Abstract

Recently we demonstrated a protective effect of endotoxin preconditioning 24 hours before pancreatic ischemia-reperfusion injury, which has also been described for other organs. The mechanisms underlying this phenomenon, such as differential gene expression, are poorly investigated. We chose to approach this question by investigating differential gene expression in the rat pancreas over the time course of endotoxin pretreatment. Male Wistar rats (5 groups, 5 animals per group) were pretreated with endotoxin intraperitoneally (1 mg/kg of body weight). After treatment at 30 minutes, and at 3 and 24 hours the pancreas was removed. Untreated animals and animals with injection of saline solution served as controls. After RNA isolation, RNA was pooled and hybridized to Affymetrix chips to measure the relative mRNA levels of 7000 genes and 1000 expression sequence tags.
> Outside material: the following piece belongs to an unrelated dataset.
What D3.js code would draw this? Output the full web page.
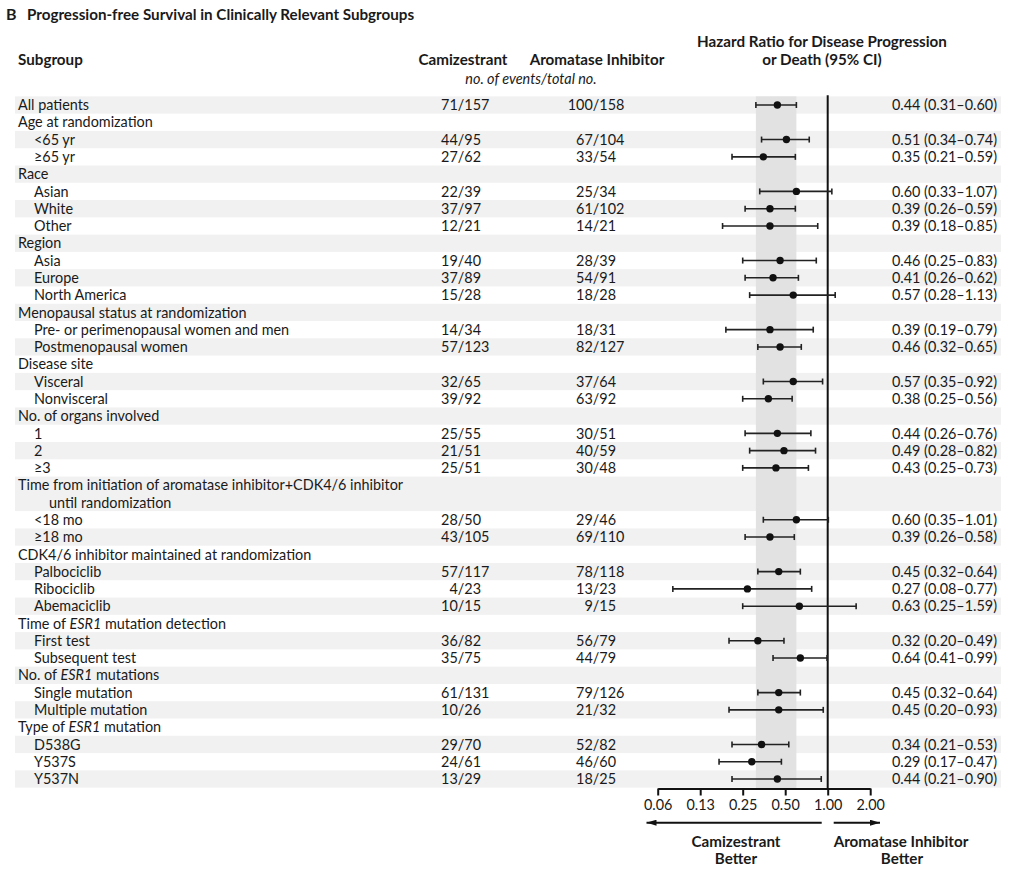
<!DOCTYPE html>
<html>
<head>
<meta charset="utf-8">
<script src="https://cdn.jsdelivr.net/npm/d3@7/dist/d3.min.js"></script>
<style>
  html, body { margin: 0; padding: 0; background: #fff; }
  svg { display: block; }
  text { font-family: Lato, "Noto Sans", sans-serif; fill: #1a1a1a; }
</style>
</head>
<body>
<svg id="chart" width="1016" height="877"></svg>
<script>
// ---------- DATA ----------
const subgroups = [
  "All patients",
  "Age at randomization",
  "<65 yr",
  "≥65 yr",
  "Race",
  "Asian",
  "White",
  "Other",
  "Region",
  "Asia",
  "Europe",
  "North America",
  "Menopausal status at randomization",
  "Pre- or perimenopausal women and men",
  "Postmenopausal women",
  "Disease site",
  "Visceral",
  "Nonvisceral",
  "No. of organs involved",
  "1",
  "2",
  "≥3",
  "Time from initiation of aromatase inhibitor+CDK4/6 inhibitor|until randomization",
  "<18 mo",
  "≥18 mo",
  "CDK4/6 inhibitor maintained at randomization",
  "Palbociclib",
  "Ribociclib",
  "Abemaciclib",
  "Time of *ESR1* mutation detection",
  "First test",
  "Subsequent test",
  "No. of *ESR1* mutations",
  "Single mutation",
  "Multiple mutation",
  "Type of *ESR1* mutation",
  "D538G",
  "Y537S",
  "Y537N"
];
const levels = [0,0,1,1,0,1,1,1,0,1,1,1,0,1,1,0,1,1,0,1,1,1,0,1,1,0,1,1,1,0,1,1,0,1,1,0,1,1,1];
const camizestrant = ["71/157",null,"44/95","27/62",null,"22/39","37/97","12/21",null,"19/40","37/89","15/28",null,"14/34","57/123",null,"32/65","39/92",null,"25/55","21/51","25/51",null,"28/50","43/105",null,"57/117","4/23","10/15",null,"36/82","35/75",null,"61/131","10/26",null,"29/70","24/61","13/29"];
const aromataseInhibitor = ["100/158",null,"67/104","33/54",null,"25/34","61/102","14/21",null,"28/39","54/91","18/28",null,"18/31","82/127",null,"37/64","63/92",null,"30/51","40/59","30/48",null,"29/46","69/110",null,"78/118","13/23","9/15",null,"56/79","44/79",null,"79/126","21/32",null,"52/82","46/60","18/25"];
const hr    = [0.44,null,0.51,0.35,null,0.60,0.39,0.39,null,0.46,0.41,0.57,null,0.39,0.46,null,0.57,0.38,null,0.44,0.49,0.43,null,0.60,0.39,null,0.45,0.27,0.63,null,0.32,0.64,null,0.45,0.45,null,0.34,0.29,0.44];
const ciLow = [0.31,null,0.34,0.21,null,0.33,0.26,0.18,null,0.25,0.26,0.28,null,0.19,0.32,null,0.35,0.25,null,0.26,0.28,0.25,null,0.35,0.26,null,0.32,0.08,0.25,null,0.20,0.41,null,0.32,0.20,null,0.21,0.17,0.21];
const ciHigh= [0.60,null,0.74,0.59,null,1.07,0.59,0.85,null,0.83,0.62,1.13,null,0.79,0.65,null,0.92,0.56,null,0.76,0.82,0.73,null,1.01,0.58,null,0.64,0.77,1.59,null,0.49,0.99,null,0.64,0.93,null,0.53,0.47,0.90];
const tickValues = [0.0625, 0.125, 0.25, 0.5, 1, 2];
const tickLabels = ["0.06", "0.13", "0.25", "0.50", "1.00", "2.00"];

// ---------- LAYOUT ----------
const svg = d3.select("#chart");
const fmt = d => d.toFixed(2);

let lineIdx = 0;
const rows = subgroups.map((label, i) => {
  const lines = label.split("|");
  const r = { i, lines, level: levels[i], start: lineIdx, n: lines.length,
    cam: camizestrant[i], ai: aromataseInhibitor[i], hr: hr[i], lo: ciLow[i], hi: ciHigh[i] };
  lineIdx += lines.length;
  return r;
});
const totalLines = lineIdx;

const y = d3.scaleLinear().domain([0, totalLines - 1]).range([105, 779]);
const lineH = (y(1) - y(0));
const x = d3.scaleLog().base(2).domain([0.0625, 2]).range([657.7, 870.2]);

const FS = 14.4;
const BFS = 15.2;

// stripes
svg.append("g").selectAll("rect")
  .data(rows.filter(r => r.i % 2 === 0))
  .join("rect")
  .attr("x", 15).attr("width", 986)
  .attr("y", r => y(r.start) - lineH / 2)
  .attr("height", r => lineH * r.n)
  .attr("fill", "#f1f1f1");

// overall CI band
const axisY = 788.5;
svg.append("rect")
  .attr("x", x(ciLow[0])).attr("width", x(ciHigh[0]) - x(ciLow[0]))
  .attr("y", y(0) - lineH / 2).attr("height", axisY - (y(0) - lineH / 2))
  .attr("fill", "#e2e2e2");

// reference line at 1
svg.append("line")
  .attr("x1", x(1)).attr("x2", x(1))
  .attr("y1", y(0) - lineH / 2 - 1).attr("y2", axisY)
  .attr("stroke", "#111").attr("stroke-width", 2);

// labels
const labelG = svg.append("g").attr("font-size", FS);
rows.forEach(r => {
  r.lines.forEach((ln, k) => {
    const xx = r.level === 0 ? (k === 0 ? 18 : 49) : 34;
    const t = labelG.append("text")
      .attr("x", xx).attr("y", y(r.start + k)).attr("dy", "0.36em");
    ln.split("*").forEach((part, j) => {
      if (!part) return;
      t.append("tspan").text(part).attr("font-style", j % 2 ? "italic" : null);
    });
  });
});

// counts aligned on slash
function countCol(vals, sx) {
  const g = svg.append("g").attr("font-size", FS);
  rows.forEach(r => {
    const v = vals[r.i];
    if (!v) return;
    const [a, b] = v.split("/");
    g.append("text").attr("x", sx + 2.3).attr("y", y(r.start)).attr("dy", "0.36em")
      .attr("text-anchor", "end").text(a + "/");
    g.append("text").attr("x", sx + 2.3).attr("y", y(r.start)).attr("dy", "0.36em")
      .attr("text-anchor", "start").text(b);
  });
}
countCol(camizestrant, 462);
countCol(aromataseInhibitor, 597);

// HR text
const hrG = svg.append("g").attr("font-size", FS);
rows.filter(r => r.hr != null).forEach(r => {
  hrG.append("text").attr("x", 997).attr("y", y(r.start)).attr("dy", "0.36em")
    .attr("text-anchor", "end")
    .text(`${fmt(r.hr)} (${fmt(r.lo)}–${fmt(r.hi)})`);
});

// error bars
const eb = svg.append("g");
const pts = rows.filter(r => r.hr != null);
eb.selectAll("line.ci").data(pts).join("line")
  .attr("x1", r => x(r.lo)).attr("x2", r => x(r.hi))
  .attr("y1", r => y(r.start)).attr("y2", r => y(r.start))
  .attr("stroke", "#222").attr("stroke-width", 1.6);
["lo", "hi"].forEach(k => {
  eb.selectAll("line.cap-" + k).data(pts).join("line")
    .attr("x1", r => x(r[k])).attr("x2", r => x(r[k]))
    .attr("y1", r => y(r.start) - 3).attr("y2", r => y(r.start) + 3)
    .attr("stroke", "#222").attr("stroke-width", 1.6);
});
eb.selectAll("circle").data(pts).join("circle")
  .attr("cx", r => x(r.hr)).attr("cy", r => y(r.start)).attr("r", 3.7)
  .attr("fill", "#111");

// axis
const axis = d3.axisBottom(x).tickValues(tickValues)
  .tickFormat((d, i) => tickLabels[i]).tickSize(7).tickSizeOuter(0);
const ag = svg.append("g").attr("transform", `translate(0,${axisY})`).call(axis);
ag.select(".domain").attr("stroke", "#111").attr("stroke-width", 2);
ag.selectAll(".tick line").attr("stroke", "#111").attr("stroke-width", 2);
ag.selectAll(".tick text").attr("font-family", "Lato, sans-serif").attr("font-size", FS)
  .attr("fill", "#1a1a1a").attr("y", 11);

// arrows
const defs = svg.append("defs");
defs.append("marker").attr("id", "ah").attr("viewBox", "0 0 10 6")
  .attr("refX", 10).attr("refY", 3).attr("markerWidth", 10).attr("markerHeight", 6)
  .attr("markerUnits", "userSpaceOnUse").attr("orient", "auto")
  .append("path").attr("d", "M0,0 L10,3 L0,6 Z").attr("fill", "#111");
const arrowY = 822.7;
svg.append("line").attr("x1", x(1) - 6).attr("x2", 646.5).attr("y1", arrowY).attr("y2", arrowY)
  .attr("stroke", "#111").attr("stroke-width", 2).attr("marker-end", "url(#ah)");
svg.append("line").attr("x1", x(1) + 6).attr("x2", 880).attr("y1", arrowY).attr("y2", arrowY)
  .attr("stroke", "#111").attr("stroke-width", 2).attr("marker-end", "url(#ah)");

const bl = svg.append("g").attr("font-size", BFS).attr("font-weight", "bold").attr("text-anchor", "middle");
bl.append("text").attr("x", 736).attr("y", 847).text("Camizestrant");
bl.append("text").attr("x", 736).attr("y", 864).text("Better");
bl.append("text").attr("x", 901).attr("y", 847).text("Aromatase Inhibitor");
bl.append("text").attr("x", 902).attr("y", 864).text("Better");

// headers
const hd = svg.append("g").attr("font-size", BFS).attr("font-weight", "bold");
hd.append("text").attr("x", 18).attr("y", 65).text("Subgroup");
hd.append("text").attr("x", 463).attr("y", 65).attr("text-anchor", "middle").text("Camizestrant");
hd.append("text").attr("x", 597).attr("y", 65).attr("text-anchor", "middle").text("Aromatase Inhibitor");
hd.append("text").attr("x", 822).attr("y", 47).attr("text-anchor", "middle").text("Hazard Ratio for Disease Progression");
hd.append("text").attr("x", 822).attr("y", 65).attr("text-anchor", "middle").text("or Death (95% CI)");
svg.append("text").attr("x", 531).attr("y", 84).attr("font-size", FS).attr("font-style", "italic")
  .attr("text-anchor", "middle").text("no. of events/total no.");

// title
svg.append("text").attr("x", 6).attr("y", 20).attr("font-size", 16).attr("font-weight", "bold").text("B");
svg.append("text").attr("x", 27).attr("y", 20).attr("font-size", 15.2).attr("font-weight", "bold")
  .text("Progression-free Survival in Clinically Relevant Subgroups");
</script>
</body>
</html>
Three hours after administration of endotoxin there was an activation of proinflammatory transcription factors and other proinflammatory genes. After 24 hours there was a clear decrease of these proinflammatory genes, but a remaining and increasing upregulation of important antiapoptotic genes, antiproteases, and other probably protective genes. There was also a significant upregulation of complement factors. It was surprising that heat-shock proteins and other typical immediate early genes of the AP-1 complex were not upregulated. Our data show that 24 hours after endotoxin stress there is a regulation of a network of genes that represents a multifaceted preconditioning. As most important factors, inhibition of apoptosis and antiproteatic strategies are identified. Heat-shock proteins seem to play no important role in the mechanism of endotoxin preconditioning.